Records with drawing code

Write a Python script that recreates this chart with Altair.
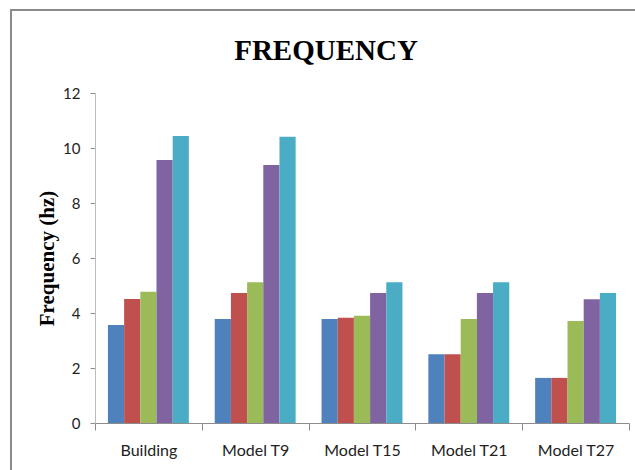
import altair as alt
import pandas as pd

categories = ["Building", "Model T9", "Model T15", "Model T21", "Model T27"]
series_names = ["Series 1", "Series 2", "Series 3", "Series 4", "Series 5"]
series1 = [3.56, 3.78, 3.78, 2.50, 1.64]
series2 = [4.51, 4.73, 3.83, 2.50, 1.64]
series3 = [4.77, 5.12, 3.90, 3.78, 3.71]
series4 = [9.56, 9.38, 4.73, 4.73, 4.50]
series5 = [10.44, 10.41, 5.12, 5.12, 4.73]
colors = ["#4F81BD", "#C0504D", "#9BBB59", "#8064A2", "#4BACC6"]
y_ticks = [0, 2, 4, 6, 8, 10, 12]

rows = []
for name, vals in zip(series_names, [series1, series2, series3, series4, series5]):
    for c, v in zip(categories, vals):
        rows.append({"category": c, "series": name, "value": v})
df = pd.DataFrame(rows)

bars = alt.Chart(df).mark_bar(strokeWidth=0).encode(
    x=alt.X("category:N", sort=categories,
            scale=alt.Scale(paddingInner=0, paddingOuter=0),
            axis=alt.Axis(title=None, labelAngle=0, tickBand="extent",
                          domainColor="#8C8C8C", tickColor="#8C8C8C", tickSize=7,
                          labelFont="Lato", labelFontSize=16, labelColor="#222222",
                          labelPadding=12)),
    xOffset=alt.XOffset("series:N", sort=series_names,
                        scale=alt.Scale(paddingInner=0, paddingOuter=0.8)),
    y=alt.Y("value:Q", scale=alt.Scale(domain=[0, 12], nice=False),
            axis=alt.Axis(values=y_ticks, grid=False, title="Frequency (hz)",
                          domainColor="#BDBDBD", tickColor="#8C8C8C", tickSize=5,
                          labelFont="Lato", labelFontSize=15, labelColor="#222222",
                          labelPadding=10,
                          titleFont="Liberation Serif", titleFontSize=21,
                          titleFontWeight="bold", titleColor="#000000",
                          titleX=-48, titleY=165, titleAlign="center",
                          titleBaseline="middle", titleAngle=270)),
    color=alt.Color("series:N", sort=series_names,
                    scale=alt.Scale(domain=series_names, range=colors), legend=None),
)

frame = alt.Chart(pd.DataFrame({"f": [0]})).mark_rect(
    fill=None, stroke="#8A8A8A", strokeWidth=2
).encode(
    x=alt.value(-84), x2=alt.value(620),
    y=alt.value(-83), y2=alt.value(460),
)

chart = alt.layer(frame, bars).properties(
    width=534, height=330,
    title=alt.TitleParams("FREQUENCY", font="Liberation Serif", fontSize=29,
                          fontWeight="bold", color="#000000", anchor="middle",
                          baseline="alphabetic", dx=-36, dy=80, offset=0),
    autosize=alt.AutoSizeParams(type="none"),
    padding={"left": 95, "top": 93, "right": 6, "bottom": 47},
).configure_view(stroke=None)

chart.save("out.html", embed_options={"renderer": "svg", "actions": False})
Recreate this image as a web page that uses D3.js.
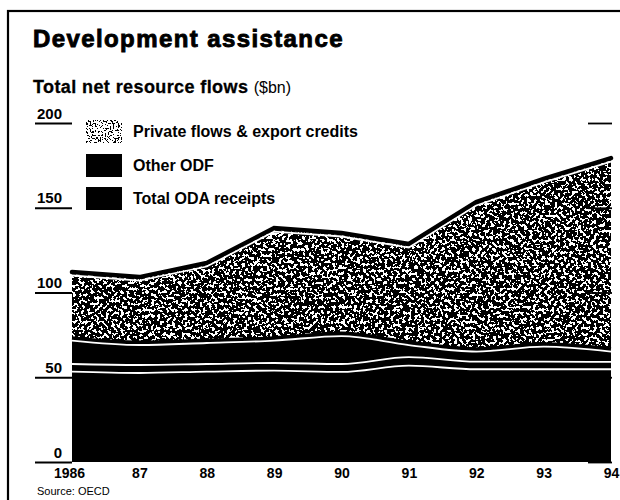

◆ **Description of the task**
Copy the data character for character, but drop all pictures from the copy.

◆ **Output of the task**
Write a Python script that recreates this chart with Altair.
import altair as alt
import pandas as pd

categories = ["Building", "Model T9", "Model T15", "Model T21", "Model T27"]
series_names = ["Series 1", "Series 2", "Series 3", "Series 4", "Series 5"]
series1 = [3.56, 3.78, 3.78, 2.50, 1.64]
series2 = [4.51, 4.73, 3.83, 2.50, 1.64]
series3 = [4.77, 5.12, 3.90, 3.78, 3.71]
series4 = [9.56, 9.38, 4.73, 4.73, 4.50]
series5 = [10.44, 10.41, 5.12, 5.12, 4.73]
colors = ["#4F81BD", "#C0504D", "#9BBB59", "#8064A2", "#4BACC6"]
y_ticks = [0, 2, 4, 6, 8, 10, 12]

rows = []
for name, vals in zip(series_names, [series1, series2, series3, series4, series5]):
    for c, v in zip(categories, vals):
        rows.append({"category": c, "series": name, "value": v})
df = pd.DataFrame(rows)

bars = alt.Chart(df).mark_bar(strokeWidth=0).encode(
    x=alt.X("category:N", sort=categories,
            scale=alt.Scale(paddingInner=0, paddingOuter=0),
            axis=alt.Axis(title=None, labelAngle=0, tickBand="extent",
                          domainColor="#8C8C8C", tickColor="#8C8C8C", tickSize=7,
                          labelFont="Lato", labelFontSize=16, labelColor="#222222",
                          labelPadding=12)),
    xOffset=alt.XOffset("series:N", sort=series_names,
                        scale=alt.Scale(paddingInner=0, paddingOuter=0.8)),
    y=alt.Y("value:Q", scale=alt.Scale(domain=[0, 12], nice=False),
            axis=alt.Axis(values=y_ticks, grid=False, title="Frequency (hz)",
                          domainColor="#BDBDBD", tickColor="#8C8C8C", tickSize=5,
                          labelFont="Lato", labelFontSize=15, labelColor="#222222",
                          labelPadding=10,
                          titleFont="Liberation Serif", titleFontSize=21,
                          titleFontWeight="bold", titleColor="#000000",
                          titleX=-48, titleY=165, titleAlign="center",
                          titleBaseline="middle", titleAngle=270)),
    color=alt.Color("series:N", sort=series_names,
                    scale=alt.Scale(domain=series_names, range=colors), legend=None),
)

frame = alt.Chart(pd.DataFrame({"f": [0]})).mark_rect(
    fill=None, stroke="#8A8A8A", strokeWidth=2
).encode(
    x=alt.value(-84), x2=alt.value(620),
    y=alt.value(-83), y2=alt.value(460),
)

chart = alt.layer(frame, bars).properties(
    width=534, height=330,
    title=alt.TitleParams("FREQUENCY", font="Liberation Serif", fontSize=29,
                          fontWeight="bold", color="#000000", anchor="middle",
                          baseline="alphabetic", dx=-36, dy=80, offset=0),
    autosize=alt.AutoSizeParams(type="none"),
    padding={"left": 95, "top": 93, "right": 6, "bottom": 47},
).configure_view(stroke=None)

chart.save("out.html", embed_options={"renderer": "svg", "actions": False})
Recreate this image as a web page that uses D3.js.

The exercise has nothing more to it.